'''

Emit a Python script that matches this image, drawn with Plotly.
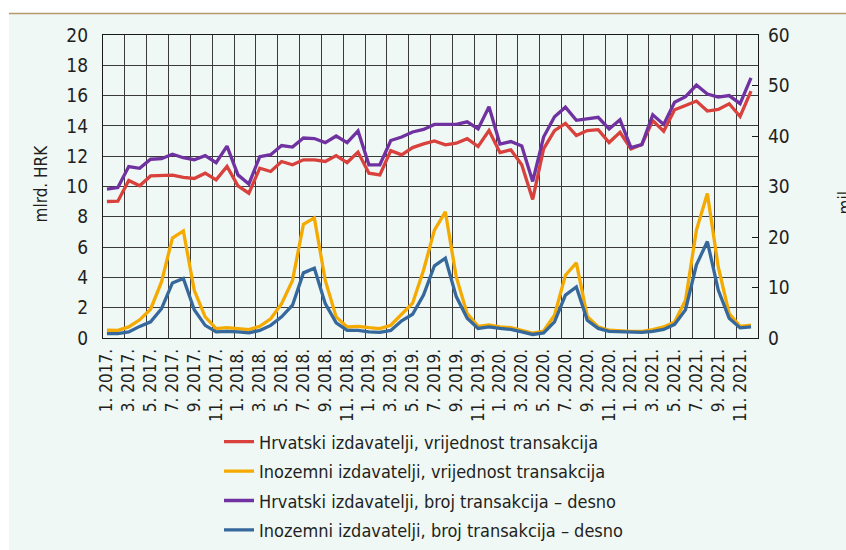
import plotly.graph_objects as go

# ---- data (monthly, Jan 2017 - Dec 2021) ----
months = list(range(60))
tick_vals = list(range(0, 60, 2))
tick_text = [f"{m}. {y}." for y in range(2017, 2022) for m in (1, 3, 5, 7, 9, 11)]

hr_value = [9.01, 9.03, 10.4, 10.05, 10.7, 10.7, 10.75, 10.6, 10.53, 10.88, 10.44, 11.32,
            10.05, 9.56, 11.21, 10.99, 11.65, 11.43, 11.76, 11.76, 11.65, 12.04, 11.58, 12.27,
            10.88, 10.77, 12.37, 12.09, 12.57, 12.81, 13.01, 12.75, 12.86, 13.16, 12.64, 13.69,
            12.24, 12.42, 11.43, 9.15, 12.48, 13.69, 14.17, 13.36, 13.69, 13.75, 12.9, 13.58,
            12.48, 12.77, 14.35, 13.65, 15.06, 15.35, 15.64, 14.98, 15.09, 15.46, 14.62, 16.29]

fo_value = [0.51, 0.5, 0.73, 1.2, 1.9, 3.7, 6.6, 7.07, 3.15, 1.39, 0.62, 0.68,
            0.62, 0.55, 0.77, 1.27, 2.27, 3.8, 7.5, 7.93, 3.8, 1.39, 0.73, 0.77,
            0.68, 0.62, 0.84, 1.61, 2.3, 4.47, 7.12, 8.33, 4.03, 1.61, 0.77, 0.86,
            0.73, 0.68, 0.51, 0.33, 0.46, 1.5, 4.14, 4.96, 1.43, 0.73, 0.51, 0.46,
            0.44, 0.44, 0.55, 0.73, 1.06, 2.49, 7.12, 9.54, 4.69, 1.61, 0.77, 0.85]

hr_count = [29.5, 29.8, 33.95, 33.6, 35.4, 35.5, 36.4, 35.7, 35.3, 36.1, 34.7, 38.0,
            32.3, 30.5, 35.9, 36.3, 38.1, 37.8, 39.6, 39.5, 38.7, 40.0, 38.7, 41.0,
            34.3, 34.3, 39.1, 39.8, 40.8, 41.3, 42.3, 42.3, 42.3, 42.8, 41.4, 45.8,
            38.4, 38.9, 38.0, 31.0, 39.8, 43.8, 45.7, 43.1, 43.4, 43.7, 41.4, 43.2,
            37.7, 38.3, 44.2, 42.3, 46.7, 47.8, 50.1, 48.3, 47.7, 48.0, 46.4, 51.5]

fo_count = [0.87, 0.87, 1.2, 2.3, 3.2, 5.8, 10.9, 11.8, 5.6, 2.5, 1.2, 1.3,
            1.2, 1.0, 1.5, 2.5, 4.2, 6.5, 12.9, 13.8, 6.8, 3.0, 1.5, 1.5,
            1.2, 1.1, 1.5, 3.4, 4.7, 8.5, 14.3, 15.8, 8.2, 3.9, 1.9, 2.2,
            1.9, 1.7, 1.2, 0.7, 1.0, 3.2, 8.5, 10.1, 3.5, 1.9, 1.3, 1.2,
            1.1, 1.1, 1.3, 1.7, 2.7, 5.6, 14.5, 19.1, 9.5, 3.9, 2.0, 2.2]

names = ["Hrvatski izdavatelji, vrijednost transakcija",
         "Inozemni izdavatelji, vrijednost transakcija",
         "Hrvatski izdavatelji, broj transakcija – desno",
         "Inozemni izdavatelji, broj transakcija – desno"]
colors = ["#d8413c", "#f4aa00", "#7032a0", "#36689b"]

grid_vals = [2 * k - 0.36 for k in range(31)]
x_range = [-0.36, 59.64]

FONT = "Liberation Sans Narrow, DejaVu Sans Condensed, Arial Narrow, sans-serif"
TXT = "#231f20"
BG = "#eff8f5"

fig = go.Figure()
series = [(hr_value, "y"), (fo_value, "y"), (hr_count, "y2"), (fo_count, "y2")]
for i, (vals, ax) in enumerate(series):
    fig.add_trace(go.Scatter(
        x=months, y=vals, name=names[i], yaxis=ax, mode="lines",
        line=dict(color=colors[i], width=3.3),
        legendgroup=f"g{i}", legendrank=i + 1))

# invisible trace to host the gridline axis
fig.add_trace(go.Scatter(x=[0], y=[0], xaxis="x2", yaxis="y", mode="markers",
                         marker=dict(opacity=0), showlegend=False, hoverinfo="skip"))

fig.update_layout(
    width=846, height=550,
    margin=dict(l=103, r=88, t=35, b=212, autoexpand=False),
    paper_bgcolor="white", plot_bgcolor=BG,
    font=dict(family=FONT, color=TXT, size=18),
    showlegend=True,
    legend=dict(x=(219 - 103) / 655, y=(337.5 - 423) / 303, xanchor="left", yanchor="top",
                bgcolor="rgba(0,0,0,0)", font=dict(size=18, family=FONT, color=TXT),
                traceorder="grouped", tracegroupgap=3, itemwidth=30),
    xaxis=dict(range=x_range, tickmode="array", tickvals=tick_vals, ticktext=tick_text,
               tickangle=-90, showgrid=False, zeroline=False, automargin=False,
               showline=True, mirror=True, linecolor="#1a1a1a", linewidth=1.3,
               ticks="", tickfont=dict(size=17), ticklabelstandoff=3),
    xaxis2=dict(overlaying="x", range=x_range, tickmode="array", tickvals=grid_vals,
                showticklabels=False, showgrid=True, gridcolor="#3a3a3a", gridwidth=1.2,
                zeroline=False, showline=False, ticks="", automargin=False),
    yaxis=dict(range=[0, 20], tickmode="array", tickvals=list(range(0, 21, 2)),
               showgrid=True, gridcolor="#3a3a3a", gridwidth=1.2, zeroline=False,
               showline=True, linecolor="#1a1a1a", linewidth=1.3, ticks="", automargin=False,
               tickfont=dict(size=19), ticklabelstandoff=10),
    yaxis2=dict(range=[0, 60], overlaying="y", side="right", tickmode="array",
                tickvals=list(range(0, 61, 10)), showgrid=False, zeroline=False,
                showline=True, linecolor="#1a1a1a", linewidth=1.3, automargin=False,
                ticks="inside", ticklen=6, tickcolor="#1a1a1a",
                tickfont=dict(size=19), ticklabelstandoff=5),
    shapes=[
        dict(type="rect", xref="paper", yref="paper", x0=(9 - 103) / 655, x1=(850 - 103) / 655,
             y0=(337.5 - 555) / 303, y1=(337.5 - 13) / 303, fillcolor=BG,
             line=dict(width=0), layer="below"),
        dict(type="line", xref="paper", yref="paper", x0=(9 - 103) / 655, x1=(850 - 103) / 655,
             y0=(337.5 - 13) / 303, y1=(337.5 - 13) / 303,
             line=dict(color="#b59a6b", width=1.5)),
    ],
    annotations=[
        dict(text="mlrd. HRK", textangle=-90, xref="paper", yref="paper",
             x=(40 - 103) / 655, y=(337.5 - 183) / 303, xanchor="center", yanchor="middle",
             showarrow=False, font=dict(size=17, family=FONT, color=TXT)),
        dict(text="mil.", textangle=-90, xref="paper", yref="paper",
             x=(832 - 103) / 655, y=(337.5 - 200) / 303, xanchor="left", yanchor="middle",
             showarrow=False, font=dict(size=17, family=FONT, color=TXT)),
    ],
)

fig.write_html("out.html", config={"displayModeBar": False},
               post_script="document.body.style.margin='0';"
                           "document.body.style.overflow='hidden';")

'''

◆ THE EXERCISE
Leave out the pictures and retype every line above exactly.

◆ WRITTEN SOLUTION
Emit a Python script that matches this image, drawn with Plotly.
import plotly.graph_objects as go

# ---- data (monthly, Jan 2017 - Dec 2021) ----
months = list(range(60))
tick_vals = list(range(0, 60, 2))
tick_text = [f"{m}. {y}." for y in range(2017, 2022) for m in (1, 3, 5, 7, 9, 11)]

hr_value = [9.01, 9.03, 10.4, 10.05, 10.7, 10.7, 10.75, 10.6, 10.53, 10.88, 10.44, 11.32,
            10.05, 9.56, 11.21, 10.99, 11.65, 11.43, 11.76, 11.76, 11.65, 12.04, 11.58, 12.27,
            10.88, 10.77, 12.37, 12.09, 12.57, 12.81, 13.01, 12.75, 12.86, 13.16, 12.64, 13.69,
            12.24, 12.42, 11.43, 9.15, 12.48, 13.69, 14.17, 13.36, 13.69, 13.75, 12.9, 13.58,
            12.48, 12.77, 14.35, 13.65, 15.06, 15.35, 15.64, 14.98, 15.09, 15.46, 14.62, 16.29]

fo_value = [0.51, 0.5, 0.73, 1.2, 1.9, 3.7, 6.6, 7.07, 3.15, 1.39, 0.62, 0.68,
            0.62, 0.55, 0.77, 1.27, 2.27, 3.8, 7.5, 7.93, 3.8, 1.39, 0.73, 0.77,
            0.68, 0.62, 0.84, 1.61, 2.3, 4.47, 7.12, 8.33, 4.03, 1.61, 0.77, 0.86,
            0.73, 0.68, 0.51, 0.33, 0.46, 1.5, 4.14, 4.96, 1.43, 0.73, 0.51, 0.46,
            0.44, 0.44, 0.55, 0.73, 1.06, 2.49, 7.12, 9.54, 4.69, 1.61, 0.77, 0.85]

hr_count = [29.5, 29.8, 33.95, 33.6, 35.4, 35.5, 36.4, 35.7, 35.3, 36.1, 34.7, 38.0,
            32.3, 30.5, 35.9, 36.3, 38.1, 37.8, 39.6, 39.5, 38.7, 40.0, 38.7, 41.0,
            34.3, 34.3, 39.1, 39.8, 40.8, 41.3, 42.3, 42.3, 42.3, 42.8, 41.4, 45.8,
            38.4, 38.9, 38.0, 31.0, 39.8, 43.8, 45.7, 43.1, 43.4, 43.7, 41.4, 43.2,
            37.7, 38.3, 44.2, 42.3, 46.7, 47.8, 50.1, 48.3, 47.7, 48.0, 46.4, 51.5]

fo_count = [0.87, 0.87, 1.2, 2.3, 3.2, 5.8, 10.9, 11.8, 5.6, 2.5, 1.2, 1.3,
            1.2, 1.0, 1.5, 2.5, 4.2, 6.5, 12.9, 13.8, 6.8, 3.0, 1.5, 1.5,
            1.2, 1.1, 1.5, 3.4, 4.7, 8.5, 14.3, 15.8, 8.2, 3.9, 1.9, 2.2,
            1.9, 1.7, 1.2, 0.7, 1.0, 3.2, 8.5, 10.1, 3.5, 1.9, 1.3, 1.2,
            1.1, 1.1, 1.3, 1.7, 2.7, 5.6, 14.5, 19.1, 9.5, 3.9, 2.0, 2.2]

names = ["Hrvatski izdavatelji, vrijednost transakcija",
         "Inozemni izdavatelji, vrijednost transakcija",
         "Hrvatski izdavatelji, broj transakcija – desno",
         "Inozemni izdavatelji, broj transakcija – desno"]
colors = ["#d8413c", "#f4aa00", "#7032a0", "#36689b"]

grid_vals = [2 * k - 0.36 for k in range(31)]
x_range = [-0.36, 59.64]

FONT = "Liberation Sans Narrow, DejaVu Sans Condensed, Arial Narrow, sans-serif"
TXT = "#231f20"
BG = "#eff8f5"

fig = go.Figure()
series = [(hr_value, "y"), (fo_value, "y"), (hr_count, "y2"), (fo_count, "y2")]
for i, (vals, ax) in enumerate(series):
    fig.add_trace(go.Scatter(
        x=months, y=vals, name=names[i], yaxis=ax, mode="lines",
        line=dict(color=colors[i], width=3.3),
        legendgroup=f"g{i}", legendrank=i + 1))

# invisible trace to host the gridline axis
fig.add_trace(go.Scatter(x=[0], y=[0], xaxis="x2", yaxis="y", mode="markers",
                         marker=dict(opacity=0), showlegend=False, hoverinfo="skip"))

fig.update_layout(
    width=846, height=550,
    margin=dict(l=103, r=88, t=35, b=212, autoexpand=False),
    paper_bgcolor="white", plot_bgcolor=BG,
    font=dict(family=FONT, color=TXT, size=18),
    showlegend=True,
    legend=dict(x=(219 - 103) / 655, y=(337.5 - 423) / 303, xanchor="left", yanchor="top",
                bgcolor="rgba(0,0,0,0)", font=dict(size=18, family=FONT, color=TXT),
                traceorder="grouped", tracegroupgap=3, itemwidth=30),
    xaxis=dict(range=x_range, tickmode="array", tickvals=tick_vals, ticktext=tick_text,
               tickangle=-90, showgrid=False, zeroline=False, automargin=False,
               showline=True, mirror=True, linecolor="#1a1a1a", linewidth=1.3,
               ticks="", tickfont=dict(size=17), ticklabelstandoff=3),
    xaxis2=dict(overlaying="x", range=x_range, tickmode="array", tickvals=grid_vals,
                showticklabels=False, showgrid=True, gridcolor="#3a3a3a", gridwidth=1.2,
                zeroline=False, showline=False, ticks="", automargin=False),
    yaxis=dict(range=[0, 20], tickmode="array", tickvals=list(range(0, 21, 2)),
               showgrid=True, gridcolor="#3a3a3a", gridwidth=1.2, zeroline=False,
               showline=True, linecolor="#1a1a1a", linewidth=1.3, ticks="", automargin=False,
               tickfont=dict(size=19), ticklabelstandoff=10),
    yaxis2=dict(range=[0, 60], overlaying="y", side="right", tickmode="array",
                tickvals=list(range(0, 61, 10)), showgrid=False, zeroline=False,
                showline=True, linecolor="#1a1a1a", linewidth=1.3, automargin=False,
                ticks="inside", ticklen=6, tickcolor="#1a1a1a",
                tickfont=dict(size=19), ticklabelstandoff=5),
    shapes=[
        dict(type="rect", xref="paper", yref="paper", x0=(9 - 103) / 655, x1=(850 - 103) / 655,
             y0=(337.5 - 555) / 303, y1=(337.5 - 13) / 303, fillcolor=BG,
             line=dict(width=0), layer="below"),
        dict(type="line", xref="paper", yref="paper", x0=(9 - 103) / 655, x1=(850 - 103) / 655,
             y0=(337.5 - 13) / 303, y1=(337.5 - 13) / 303,
             line=dict(color="#b59a6b", width=1.5)),
    ],
    annotations=[
        dict(text="mlrd. HRK", textangle=-90, xref="paper", yref="paper",
             x=(40 - 103) / 655, y=(337.5 - 183) / 303, xanchor="center", yanchor="middle",
             showarrow=False, font=dict(size=17, family=FONT, color=TXT)),
        dict(text="mil.", textangle=-90, xref="paper", yref="paper",
             x=(832 - 103) / 655, y=(337.5 - 200) / 303, xanchor="left", yanchor="middle",
             showarrow=False, font=dict(size=17, family=FONT, color=TXT)),
    ],
)

fig.write_html("out.html", config={"displayModeBar": False},
               post_script="document.body.style.margin='0';"
                           "document.body.style.overflow='hidden';")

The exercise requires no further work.